I find fresh horseradish incredibly easy to come by these days, but if you don’t, use some hot horseradish sauce or cream from a jar.
If you want to serve lamb skewers alongside, then use cubed leg, replace the horseradish in the marinade with a teaspoon each of ground cumin and ground coriander, and make a dip by mixing good store-bought hummus with Greek-style plain yogurt and drizzle the top with a little olive oil before scattering with some pomegranate seeds.
Yield: Makes approximately 10 skewers
1 lb beef rump
¼ cup olive oil
3 tablespoons freshly grated horseradish or hot horseradish sauce
2 tablespoons rosemary needles or 1 teaspoon dried plus a bunch of rosemary for decoration, optional
1½ tablespoons good-quality red wine vinegar (otherwise use balsamic vinegar)
2 tablespoons Worcestershire sauce
2 tablespoons port
1 cup crème fraîche or sour cream
½ teaspoon Dijon mustard
¼ teaspoon kosher salt or coarse-grind table salt
¼ cup chopped chives
Cut the beef into 1-inch cubes, and put into a freezer bag with the olive oil, 1 tablespoon grated fresh horseradish or horseradish sauce, rosemary, vinegar, Worcestershire sauce, and port. Set aside for at least 20 minutes, but preferably overnight, in the fridge.
Let the meat come to room temperature, and soak about 10 bamboo skewers in water at the same time.
Make the dip by beating together the crème fraîche or sour cream and the remaining 2 tablespoons of freshly grated horseradish or hot horseradish sauce with the mustard and salt.
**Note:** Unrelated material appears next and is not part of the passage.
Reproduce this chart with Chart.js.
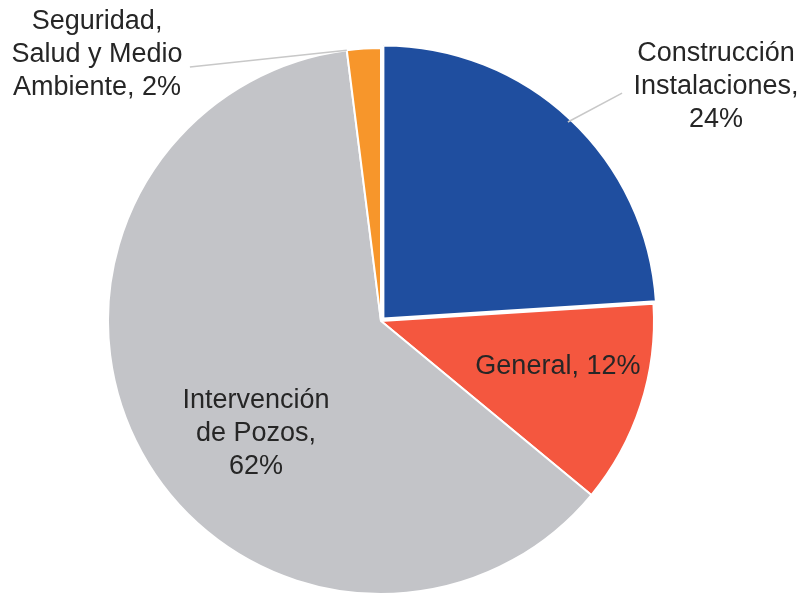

Stir in the chives, leaving some chives to sprinkle over the top.
Heat a grill or griddle, then thread three or four pieces of meat onto each skewer and slap on the heat, turning after 2 minutes. Cook for another 2 minutes on the other side and then remove to a plate, strewn with some sprigs of rosemary if desired. Do not serve while grill-hot.